Title: The Other Typist
Author: Suzanne Rindell
Release Date: May 7, 2013
Publisher: Putnam / Amy Einhorn Books
Genre: Historical Fiction, Psychological Thriller
Rating: 4.5 out of 5
The year is 1924 and Rose is a typist at a police station in New York City. She prides herself on her efficiency, as her job is one of the few things she has to take pride in. Rose doesn’t make friends easily and was brought up by nuns because she is an orphan. But when glamorous, mysterious Odalie, a fellow typist, first walks into the police station, Rose is immediately taken with her. The two strike up a friendship, and as Rose begins to learns Odalie’s secrets, she makes decisions from which there is no return.
When The Other Typist first starts, it’s an engaging read to be sure. Social commentary, gender relations, and opinions of the “weaker” sex at a time of great change and upheaval—what’s not to love? Rindell writes with a sure hand, and she really captures the voice of Rose. The reader sees the world through her eyes, how she’s treated and what she experiences, and it’s interesting. Rindell’s prose is stunning, and it’s easy to be completely taken in by her gorgeous prose.
So, then, it comes as a surprise when it becomes clear that there are things about Rose that the reader does not know in The Other Typist. Seeing the world only through her eyes also has a drawback, it seems: Rose only shows the reader the side of the story she wants them to see. All of a sudden, the game completely changes. The reader is dealing with an unreliable narrator, and the truth behind every word Rose says comes into question. It’s unbelievably well done, especially with how deftly this novel turns into one of psychological suspense.

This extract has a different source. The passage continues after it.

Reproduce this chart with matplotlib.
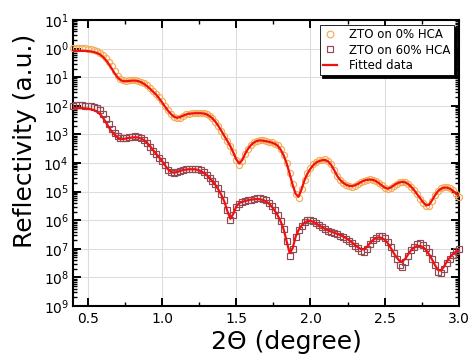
import numpy as np
import matplotlib
matplotlib.use("Agg")
import matplotlib.pyplot as plt
from matplotlib.ticker import FixedLocator, FixedFormatter, LogLocator, MultipleLocator, NullFormatter

# 2-theta grid (degree)
two_theta = np.round(np.arange(0.40, 3.001, 0.02), 2)

# log10 reflectivity, ZTO on 0% HCA (measured)
log_r_0 = [
    0.02, 0.03, 0.03, 0.02, 0.01, 0.00, -0.02, -0.05, -0.09, -0.15,
    -0.23, -0.33, -0.46, -0.60, -0.78, -0.95, -1.07, -1.11, -1.12, -1.11,
    -1.10, -1.10, -1.12, -1.16, -1.21, -1.29, -1.38, -1.48, -1.58, -1.71,
    -1.85, -2.00, -2.15, -2.28, -2.38, -2.44, -2.41, -2.35, -2.30, -2.27,
    -2.25, -2.24, -2.24, -2.24, -2.25, -2.28, -2.34, -2.42, -2.55, -2.70,
    -2.87, -3.05, -3.22, -3.40, -3.62, -3.88, -4.07, -3.92, -3.68, -3.50,
    -3.36, -3.27, -3.22, -3.20, -3.21, -3.23, -3.25, -3.28, -3.32, -3.38,
    -3.52, -3.72, -4.00, -4.36, -4.75, -5.10, -5.22, -4.92, -4.60, -4.36,
    -4.18, -4.05, -3.96, -3.91, -3.88, -3.87, -3.93, -4.05, -4.24, -4.45,
    -4.60, -4.70, -4.77, -4.82, -4.83, -4.80, -4.74, -4.68, -4.62, -4.58,
    -4.57, -4.58, -4.62, -4.70, -4.78, -4.87, -4.92, -4.88, -4.80, -4.72,
    -4.67, -4.65, -4.67, -4.73, -4.83, -4.95, -5.10, -5.25, -5.40, -5.52,
    -5.50, -5.32, -5.12, -4.97, -4.88, -4.83, -4.83, -4.87, -4.95, -5.07,
    -5.18,
]

# log10 reflectivity, ZTO on 60% HCA (measured)
log_r_60 = [
    -2.00, -1.99, -1.99, -1.99, -2.00, -2.00, -2.01, -2.03, -2.08, -2.16,
    -2.28, -2.45, -2.64, -2.81, -2.95, -3.07, -3.13, -3.13, -3.11, -3.09,
    -3.08, -3.07, -3.09, -3.13, -3.20, -3.31, -3.44, -3.57, -3.70, -3.81,
    -3.93, -4.08, -4.24, -4.33, -4.36, -4.33, -4.28, -4.24, -4.22, -4.21,
    -4.20, -4.20, -4.22, -4.26, -4.32, -4.41, -4.51, -4.62, -4.74, -4.89,
    -5.07, -5.30, -5.65, -5.98, -5.82, -5.55, -5.42, -5.37, -5.34, -5.31,
    -5.28, -5.26, -5.24, -5.24, -5.26, -5.31, -5.40, -5.51, -5.65, -5.82,
    -6.02, -6.30, -6.72, -7.25, -7.02, -6.58, -6.35, -6.19, -6.08, -6.01,
    -5.99, -6.04, -6.11, -6.18, -6.25, -6.32, -6.38, -6.42, -6.46, -6.50,
    -6.54, -6.59, -6.65, -6.72, -6.80, -6.89, -6.98, -7.06, -7.10, -7.00,
    -6.84, -6.70, -6.61, -6.56, -6.56, -6.62, -6.75, -6.94, -7.15, -7.36,
    -7.55, -7.63, -7.45, -7.24, -7.05, -6.92, -6.84, -6.81, -6.85, -6.96,
    -7.12, -7.34, -7.58, -7.80, -7.86, -7.70, -7.50, -7.34, -7.20, -7.09,
    -7.02,
]

# log10 reflectivity, fitted models
log_fit_0 = [
    -0.08, -0.08, -0.08, -0.08, -0.08, -0.09, -0.10, -0.12, -0.15, -0.20,
    -0.28, -0.39, -0.53, -0.69, -0.86, -1.00, -1.10, -1.14, -1.14, -1.13,
    -1.12, -1.12, -1.14, -1.18, -1.24, -1.32, -1.41, -1.51, -1.61, -1.74,
    -1.88, -2.03, -2.17, -2.29, -2.38, -2.42, -2.40, -2.35, -2.31, -2.28,
    -2.27, -2.26, -2.26, -2.26, -2.27, -2.30, -2.36, -2.44, -2.56, -2.71,
    -2.88, -3.06, -3.23, -3.41, -3.63, -3.87, -4.02, -3.90, -3.68, -3.50,
    -3.37, -3.28, -3.23, -3.21, -3.22, -3.24, -3.26, -3.29, -3.33, -3.40,
    -3.54, -3.74, -4.02, -4.38, -4.76, -5.08, -5.18, -4.92, -4.60, -4.37,
    -4.20, -4.07, -3.98, -3.93, -3.90, -3.90, -3.95, -4.07, -4.25, -4.45,
    -4.59, -4.69, -4.76, -4.80, -4.81, -4.78, -4.73, -4.67, -4.62, -4.59,
    -4.58, -4.59, -4.63, -4.70, -4.78, -4.86, -4.90, -4.86, -4.79, -4.72,
    -4.68, -4.66, -4.68, -4.74, -4.84, -4.96, -5.10, -5.24, -5.38, -5.48,
    -5.46, -5.30, -5.12, -4.98, -4.90, -4.86, -4.86, -4.90, -4.97, -5.06,
    -5.14,
]

log_fit_60 = [
    -2.08, -2.08, -2.08, -2.08, -2.09, -2.10, -2.12, -2.15, -2.20, -2.28,
    -2.40, -2.56, -2.74, -2.89, -3.01, -3.11, -3.16, -3.16, -3.14, -3.12,
    -3.11, -3.10, -3.11, -3.15, -3.21, -3.30, -3.42, -3.55, -3.68, -3.80,
    -3.93, -4.08, -4.22, -4.31, -4.34, -4.32, -4.28, -4.25, -4.23, -4.22,
    -4.22, -4.22, -4.24, -4.28, -4.34, -4.42, -4.52, -4.64, -4.77, -4.93,
    -5.12, -5.35, -5.68, -5.95, -5.78, -5.52, -5.40, -5.36, -5.33, -5.30,
    -5.28, -5.27, -5.26, -5.27, -5.29, -5.34, -5.42, -5.53, -5.67, -5.84,
    -6.05, -6.33, -6.75, -7.15, -6.98, -6.58, -6.34, -6.19, -6.09, -6.03,
    -6.02, -6.06, -6.12, -6.19, -6.25, -6.31, -6.36, -6.40, -6.44, -6.48,
    -6.52, -6.57, -6.63, -6.70, -6.78, -6.87, -6.95, -7.01, -7.02, -6.94,
    -6.81, -6.70, -6.63, -6.60, -6.62, -6.68, -6.80, -6.96, -7.14, -7.30,
    -7.42, -7.45, -7.34, -7.18, -7.04, -6.95, -6.90, -6.90, -6.95, -7.05,
    -7.20, -7.38, -7.58, -7.74, -7.76, -7.62, -7.44, -7.30, -7.18, -7.10,
    -7.06,
]

# y-axis decade positions and their printed labels
decades = list(range(1, -10, -1))
decade_labels = ["$10^{%d}$" % abs(d) for d in decades]

x_ticks = [0.5, 1.0, 1.5, 2.0, 2.5, 3.0]

plt.rcParams["font.family"] = ["DejaVu Sans"]

fig = plt.figure(figsize=(4.77, 3.63), dpi=100)
ax = fig.add_axes([0.153, 0.157, 0.809, 0.788])

ax.plot(two_theta, 10.0 ** np.array(log_r_0), linestyle="none", marker="o",
        markersize=4.4, markerfacecolor="none", markeredgecolor="#F4AC55",
        markeredgewidth=0.85, label="ZTO on 0% HCA", zorder=3, clip_on=False)
ax.plot(two_theta, 10.0 ** np.array(log_r_60), linestyle="none", marker="s",
        markersize=4.0, markerfacecolor="none", markeredgecolor="#8E4A55",
        markeredgewidth=0.85, label="ZTO on 60% HCA", zorder=3, clip_on=False)
ax.plot(two_theta, 10.0 ** np.array(log_fit_0), color="#F01010", lw=1.6,
        label="Fitted data", zorder=4)
ax.plot(two_theta, 10.0 ** np.array(log_fit_60), color="#F01010", lw=1.6,
        zorder=4)

ax.set_yscale("log")
ax.set_xlim(0.4, 3.0)
ax.set_ylim(1e-9, 1e1)

ax.xaxis.set_major_locator(FixedLocator(x_ticks))
ax.xaxis.set_minor_locator(MultipleLocator(0.25))
ax.yaxis.set_major_locator(FixedLocator([10.0 ** d for d in decades]))
ax.yaxis.set_major_formatter(FixedFormatter(decade_labels))
ax.yaxis.set_minor_locator(LogLocator(base=10, subs=np.arange(2, 10), numticks=20))
ax.yaxis.set_minor_formatter(NullFormatter())

ax.tick_params(axis="both", which="major", direction="in", length=6, width=1.4,
               top=True, right=True, labelsize=10, pad=4)
ax.tick_params(axis="both", which="minor", direction="in", length=3, width=1.0,
               top=True, right=True)
ax.tick_params(axis="y", which="major", pad=3)

for s in ax.spines.values():
    s.set_linewidth(1.5)

ax.grid(True, which="major", color="#DDDDDD", lw=0.8, zorder=0)
ax.set_axisbelow(True)

ax.set_xlabel("2Θ (degree)", fontsize=18, labelpad=1)
ax.xaxis.set_label_coords(0.552, -0.085)
ax.set_ylabel("Reflectivity (a.u.)", fontsize=18)
ax.yaxis.set_label_coords(-0.092, 0.577)

leg = ax.legend(loc="upper right", fontsize=8.5, frameon=True, fancybox=False,
                shadow={"color": "black", "alpha": 1.0}, edgecolor="black",
                framealpha=1.0, borderaxespad=0.4, handlelength=1.2,
                handletextpad=1.0, borderpad=0.3, labelspacing=0.2,
                markerscale=1.1)
leg.get_frame().set_linewidth(0.6)

fig.savefig("out.png", dpi=100)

As the reader is trying to get to know Rose in The Other Typist, Odalie makes her grand entrance, and she’s definitely a sight to behold. She’s a huge puzzle from start to finish; it’s clear that she doesn’t need the job as a typist. Why is she there? Where does her money come from? And why, of all people, does she take plain, boring Rose as her friend and companion? Trying to figure out Odalie is just as delicious as trying to figure out Rose; as a pair, they are absolutely fascinating.
If you’re looking for a novel of the unexpected, a smart book that deals with social and gender issues while also being incredibly intriguing, The Other Typist is definitely a book you should pick up. It’s beautifully written, and behind that attractive mask lies two very different women who will take you in from beginning to end.